> **TO BE DONE**:
Without the pictures, can you quote each line below exactly?
[start INFORMATION GIVEN]
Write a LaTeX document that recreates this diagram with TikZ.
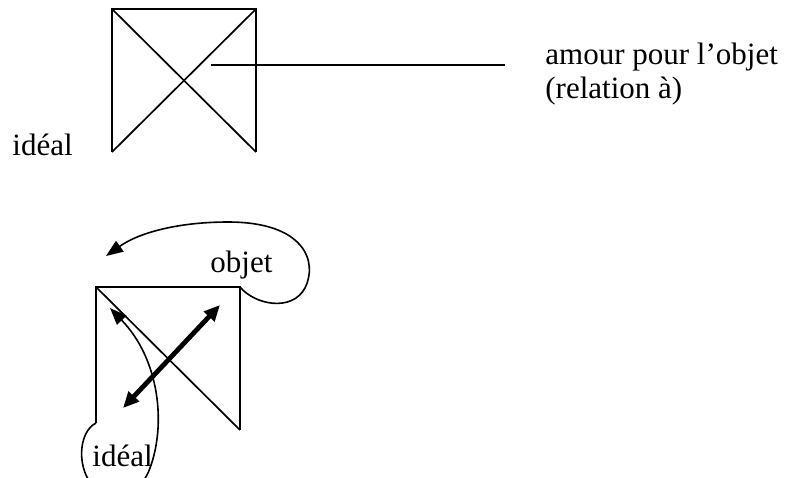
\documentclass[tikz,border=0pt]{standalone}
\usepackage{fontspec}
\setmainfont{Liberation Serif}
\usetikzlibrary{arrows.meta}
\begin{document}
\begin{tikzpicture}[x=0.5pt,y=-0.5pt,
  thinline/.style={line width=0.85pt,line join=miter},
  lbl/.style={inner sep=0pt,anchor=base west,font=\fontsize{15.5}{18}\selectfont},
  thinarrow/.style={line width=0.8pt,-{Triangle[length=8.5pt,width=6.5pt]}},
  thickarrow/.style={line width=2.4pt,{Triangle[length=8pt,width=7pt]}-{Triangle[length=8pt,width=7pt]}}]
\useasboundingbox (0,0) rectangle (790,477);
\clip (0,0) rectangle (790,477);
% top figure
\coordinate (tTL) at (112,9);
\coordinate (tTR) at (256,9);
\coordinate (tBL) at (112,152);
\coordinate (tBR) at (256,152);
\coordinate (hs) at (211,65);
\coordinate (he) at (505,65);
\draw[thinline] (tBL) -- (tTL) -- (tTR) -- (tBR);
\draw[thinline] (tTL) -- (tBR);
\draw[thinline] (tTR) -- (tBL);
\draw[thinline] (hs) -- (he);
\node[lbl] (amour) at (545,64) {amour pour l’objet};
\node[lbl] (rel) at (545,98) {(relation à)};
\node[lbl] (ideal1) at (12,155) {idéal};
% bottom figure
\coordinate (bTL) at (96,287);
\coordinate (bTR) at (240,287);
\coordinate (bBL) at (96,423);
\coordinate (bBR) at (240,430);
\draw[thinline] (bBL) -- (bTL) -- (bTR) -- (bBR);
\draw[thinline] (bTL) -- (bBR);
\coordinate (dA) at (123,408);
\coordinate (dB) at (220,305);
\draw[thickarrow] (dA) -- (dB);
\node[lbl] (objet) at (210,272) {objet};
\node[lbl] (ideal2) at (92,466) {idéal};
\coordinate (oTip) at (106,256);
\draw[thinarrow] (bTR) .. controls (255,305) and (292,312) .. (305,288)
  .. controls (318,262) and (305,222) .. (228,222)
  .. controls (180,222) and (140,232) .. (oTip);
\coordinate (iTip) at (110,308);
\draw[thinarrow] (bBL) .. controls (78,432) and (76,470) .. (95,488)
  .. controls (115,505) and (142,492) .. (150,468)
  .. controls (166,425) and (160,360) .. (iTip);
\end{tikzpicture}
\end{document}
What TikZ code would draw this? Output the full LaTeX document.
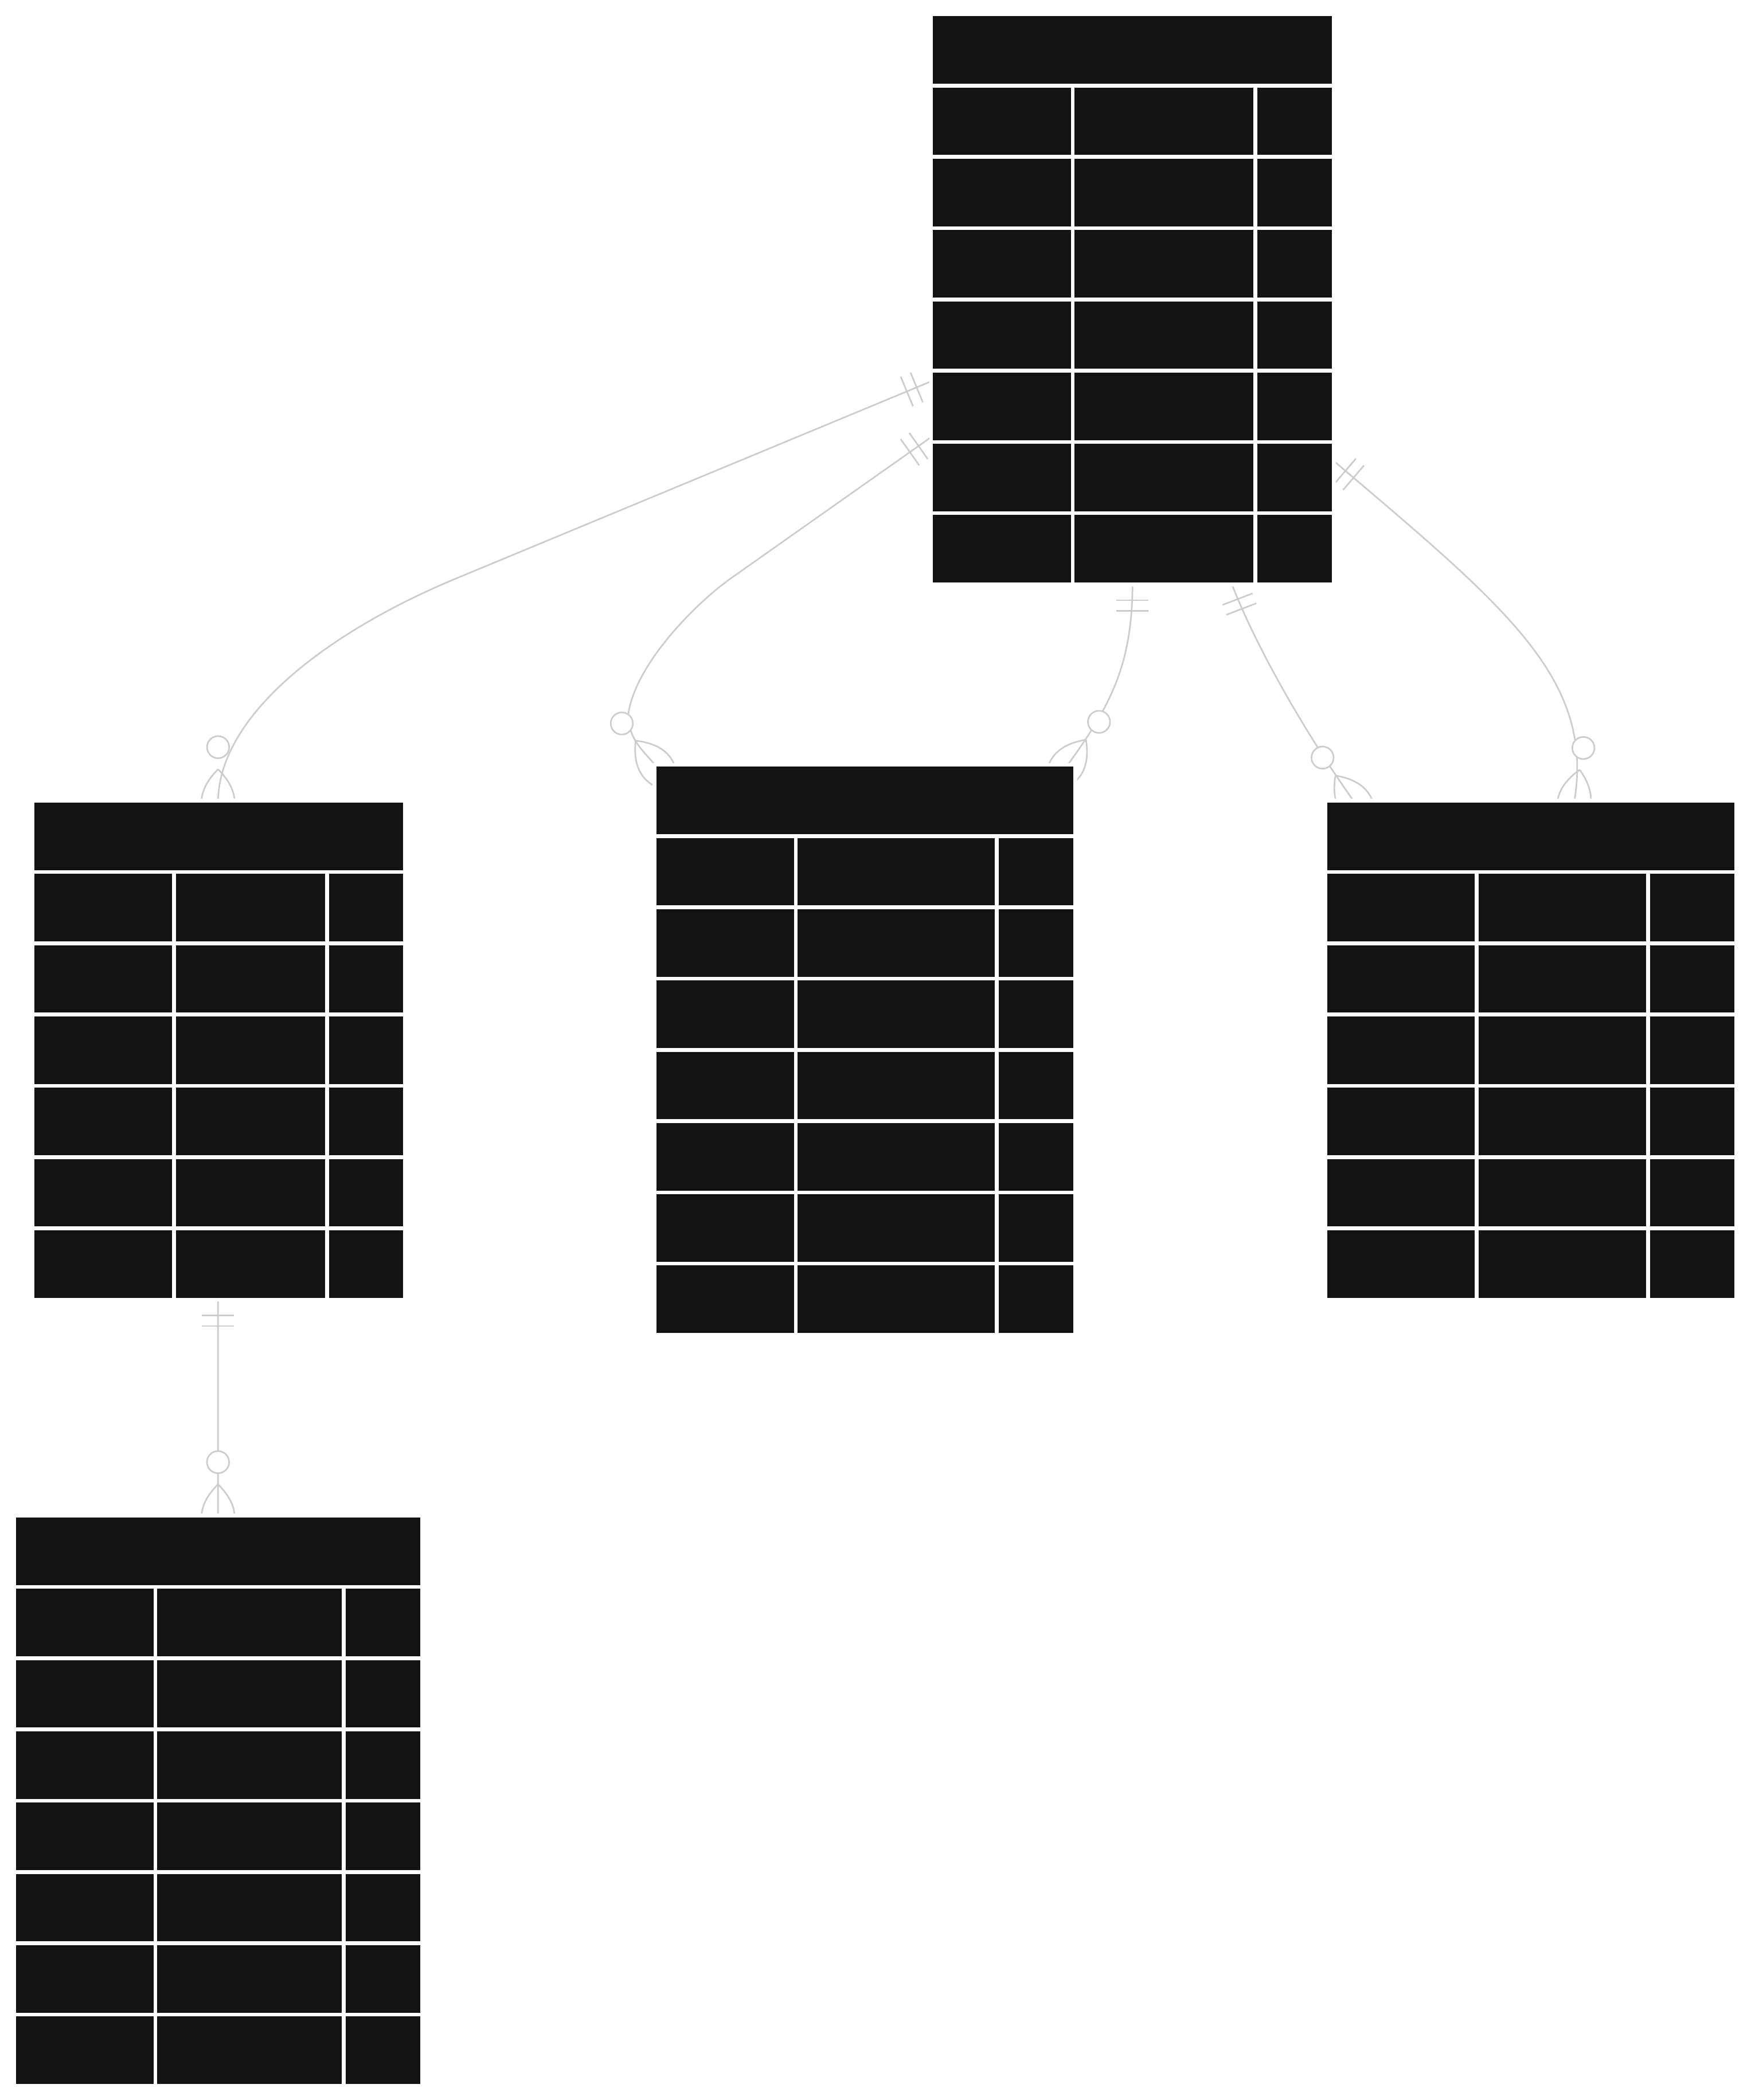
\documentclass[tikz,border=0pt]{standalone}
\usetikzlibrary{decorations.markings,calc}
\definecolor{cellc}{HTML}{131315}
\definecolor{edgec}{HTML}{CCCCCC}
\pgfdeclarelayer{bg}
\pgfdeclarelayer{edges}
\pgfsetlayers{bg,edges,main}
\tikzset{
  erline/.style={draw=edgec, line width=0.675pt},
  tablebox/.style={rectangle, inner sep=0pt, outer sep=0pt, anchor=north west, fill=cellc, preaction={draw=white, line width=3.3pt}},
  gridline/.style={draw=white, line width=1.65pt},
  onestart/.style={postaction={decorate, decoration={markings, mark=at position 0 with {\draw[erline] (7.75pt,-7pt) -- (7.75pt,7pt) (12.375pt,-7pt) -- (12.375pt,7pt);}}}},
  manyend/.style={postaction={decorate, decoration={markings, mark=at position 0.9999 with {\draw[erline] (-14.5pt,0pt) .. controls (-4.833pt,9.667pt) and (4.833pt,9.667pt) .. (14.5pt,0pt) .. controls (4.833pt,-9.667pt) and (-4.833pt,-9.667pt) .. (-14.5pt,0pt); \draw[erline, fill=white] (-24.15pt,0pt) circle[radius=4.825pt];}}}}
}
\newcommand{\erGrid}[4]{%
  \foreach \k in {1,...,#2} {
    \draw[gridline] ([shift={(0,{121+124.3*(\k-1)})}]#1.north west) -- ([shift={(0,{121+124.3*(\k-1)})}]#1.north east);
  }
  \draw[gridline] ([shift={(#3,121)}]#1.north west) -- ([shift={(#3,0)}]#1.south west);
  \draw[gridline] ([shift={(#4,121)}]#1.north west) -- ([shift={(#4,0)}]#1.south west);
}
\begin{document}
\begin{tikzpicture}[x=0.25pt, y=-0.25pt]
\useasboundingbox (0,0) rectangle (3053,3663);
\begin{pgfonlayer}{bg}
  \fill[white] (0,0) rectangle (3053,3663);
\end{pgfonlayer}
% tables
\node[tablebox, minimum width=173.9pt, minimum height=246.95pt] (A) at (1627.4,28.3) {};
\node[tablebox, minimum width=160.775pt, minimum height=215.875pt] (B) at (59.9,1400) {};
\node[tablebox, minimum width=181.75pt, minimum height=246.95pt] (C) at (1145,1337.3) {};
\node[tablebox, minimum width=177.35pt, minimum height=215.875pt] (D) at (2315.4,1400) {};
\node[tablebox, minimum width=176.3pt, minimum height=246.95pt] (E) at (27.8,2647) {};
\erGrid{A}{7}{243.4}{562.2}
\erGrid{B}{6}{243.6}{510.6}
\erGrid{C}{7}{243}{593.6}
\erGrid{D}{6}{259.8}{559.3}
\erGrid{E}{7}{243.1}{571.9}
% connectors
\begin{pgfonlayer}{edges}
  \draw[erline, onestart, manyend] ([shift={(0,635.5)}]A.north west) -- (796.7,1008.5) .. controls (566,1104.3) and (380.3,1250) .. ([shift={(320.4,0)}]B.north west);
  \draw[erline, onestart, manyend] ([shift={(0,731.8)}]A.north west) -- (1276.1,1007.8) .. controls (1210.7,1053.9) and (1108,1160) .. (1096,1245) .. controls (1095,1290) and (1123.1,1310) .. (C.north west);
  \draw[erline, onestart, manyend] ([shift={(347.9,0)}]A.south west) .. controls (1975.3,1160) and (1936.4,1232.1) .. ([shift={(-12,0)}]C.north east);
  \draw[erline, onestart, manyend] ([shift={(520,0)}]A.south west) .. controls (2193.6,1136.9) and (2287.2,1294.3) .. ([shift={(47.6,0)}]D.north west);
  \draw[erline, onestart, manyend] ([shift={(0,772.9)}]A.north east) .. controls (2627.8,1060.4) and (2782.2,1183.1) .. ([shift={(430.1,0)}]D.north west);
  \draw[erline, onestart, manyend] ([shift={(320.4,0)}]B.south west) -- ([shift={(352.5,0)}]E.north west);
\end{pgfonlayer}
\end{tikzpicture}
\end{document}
[end INFORMATION GIVEN]
> **OUTPUT BELOW**:
Write a LaTeX document that recreates this diagram with TikZ.
\documentclass[tikz,border=0pt]{standalone}
\usepackage{fontspec}
\setmainfont{Liberation Serif}
\usetikzlibrary{arrows.meta}
\begin{document}
\begin{tikzpicture}[x=0.5pt,y=-0.5pt,
  thinline/.style={line width=0.85pt,line join=miter},
  lbl/.style={inner sep=0pt,anchor=base west,font=\fontsize{15.5}{18}\selectfont},
  thinarrow/.style={line width=0.8pt,-{Triangle[length=8.5pt,width=6.5pt]}},
  thickarrow/.style={line width=2.4pt,{Triangle[length=8pt,width=7pt]}-{Triangle[length=8pt,width=7pt]}}]
\useasboundingbox (0,0) rectangle (790,477);
\clip (0,0) rectangle (790,477);
% top figure
\coordinate (tTL) at (112,9);
\coordinate (tTR) at (256,9);
\coordinate (tBL) at (112,152);
\coordinate (tBR) at (256,152);
\coordinate (hs) at (211,65);
\coordinate (he) at (505,65);
\draw[thinline] (tBL) -- (tTL) -- (tTR) -- (tBR);
\draw[thinline] (tTL) -- (tBR);
\draw[thinline] (tTR) -- (tBL);
\draw[thinline] (hs) -- (he);
\node[lbl] (amour) at (545,64) {amour pour l’objet};
\node[lbl] (rel) at (545,98) {(relation à)};
\node[lbl] (ideal1) at (12,155) {idéal};
% bottom figure
\coordinate (bTL) at (96,287);
\coordinate (bTR) at (240,287);
\coordinate (bBL) at (96,423);
\coordinate (bBR) at (240,430);
\draw[thinline] (bBL) -- (bTL) -- (bTR) -- (bBR);
\draw[thinline] (bTL) -- (bBR);
\coordinate (dA) at (123,408);
\coordinate (dB) at (220,305);
\draw[thickarrow] (dA) -- (dB);
\node[lbl] (objet) at (210,272) {objet};
\node[lbl] (ideal2) at (92,466) {idéal};
\coordinate (oTip) at (106,256);
\draw[thinarrow] (bTR) .. controls (255,305) and (292,312) .. (305,288)
  .. controls (318,262) and (305,222) .. (228,222)
  .. controls (180,222) and (140,232) .. (oTip);
\coordinate (iTip) at (110,308);
\draw[thinarrow] (bBL) .. controls (78,432) and (76,470) .. (95,488)
  .. controls (115,505) and (142,492) .. (150,468)
  .. controls (166,425) and (160,360) .. (iTip);
\end{tikzpicture}
\end{document}
What TikZ code would draw this? Output the full LaTeX document.
\documentclass[tikz,border=0pt]{standalone}
\usetikzlibrary{decorations.markings,calc}
\definecolor{cellc}{HTML}{131315}
\definecolor{edgec}{HTML}{CCCCCC}
\pgfdeclarelayer{bg}
\pgfdeclarelayer{edges}
\pgfsetlayers{bg,edges,main}
\tikzset{
  erline/.style={draw=edgec, line width=0.675pt},
  tablebox/.style={rectangle, inner sep=0pt, outer sep=0pt, anchor=north west, fill=cellc, preaction={draw=white, line width=3.3pt}},
  gridline/.style={draw=white, line width=1.65pt},
  onestart/.style={postaction={decorate, decoration={markings, mark=at position 0 with {\draw[erline] (7.75pt,-7pt) -- (7.75pt,7pt) (12.375pt,-7pt) -- (12.375pt,7pt);}}}},
  manyend/.style={postaction={decorate, decoration={markings, mark=at position 0.9999 with {\draw[erline] (-14.5pt,0pt) .. controls (-4.833pt,9.667pt) and (4.833pt,9.667pt) .. (14.5pt,0pt) .. controls (4.833pt,-9.667pt) and (-4.833pt,-9.667pt) .. (-14.5pt,0pt); \draw[erline, fill=white] (-24.15pt,0pt) circle[radius=4.825pt];}}}}
}
\newcommand{\erGrid}[4]{%
  \foreach \k in {1,...,#2} {
    \draw[gridline] ([shift={(0,{121+124.3*(\k-1)})}]#1.north west) -- ([shift={(0,{121+124.3*(\k-1)})}]#1.north east);
  }
  \draw[gridline] ([shift={(#3,121)}]#1.north west) -- ([shift={(#3,0)}]#1.south west);
  \draw[gridline] ([shift={(#4,121)}]#1.north west) -- ([shift={(#4,0)}]#1.south west);
}
\begin{document}
\begin{tikzpicture}[x=0.25pt, y=-0.25pt]
\useasboundingbox (0,0) rectangle (3053,3663);
\begin{pgfonlayer}{bg}
  \fill[white] (0,0) rectangle (3053,3663);
\end{pgfonlayer}
% tables
\node[tablebox, minimum width=173.9pt, minimum height=246.95pt] (A) at (1627.4,28.3) {};
\node[tablebox, minimum width=160.775pt, minimum height=215.875pt] (B) at (59.9,1400) {};
\node[tablebox, minimum width=181.75pt, minimum height=246.95pt] (C) at (1145,1337.3) {};
\node[tablebox, minimum width=177.35pt, minimum height=215.875pt] (D) at (2315.4,1400) {};
\node[tablebox, minimum width=176.3pt, minimum height=246.95pt] (E) at (27.8,2647) {};
\erGrid{A}{7}{243.4}{562.2}
\erGrid{B}{6}{243.6}{510.6}
\erGrid{C}{7}{243}{593.6}
\erGrid{D}{6}{259.8}{559.3}
\erGrid{E}{7}{243.1}{571.9}
% connectors
\begin{pgfonlayer}{edges}
  \draw[erline, onestart, manyend] ([shift={(0,635.5)}]A.north west) -- (796.7,1008.5) .. controls (566,1104.3) and (380.3,1250) .. ([shift={(320.4,0)}]B.north west);
  \draw[erline, onestart, manyend] ([shift={(0,731.8)}]A.north west) -- (1276.1,1007.8) .. controls (1210.7,1053.9) and (1108,1160) .. (1096,1245) .. controls (1095,1290) and (1123.1,1310) .. (C.north west);
  \draw[erline, onestart, manyend] ([shift={(347.9,0)}]A.south west) .. controls (1975.3,1160) and (1936.4,1232.1) .. ([shift={(-12,0)}]C.north east);
  \draw[erline, onestart, manyend] ([shift={(520,0)}]A.south west) .. controls (2193.6,1136.9) and (2287.2,1294.3) .. ([shift={(47.6,0)}]D.north west);
  \draw[erline, onestart, manyend] ([shift={(0,772.9)}]A.north east) .. controls (2627.8,1060.4) and (2782.2,1183.1) .. ([shift={(430.1,0)}]D.north west);
  \draw[erline, onestart, manyend] ([shift={(320.4,0)}]B.south west) -- ([shift={(352.5,0)}]E.north west);
\end{pgfonlayer}
\end{tikzpicture}
\end{document}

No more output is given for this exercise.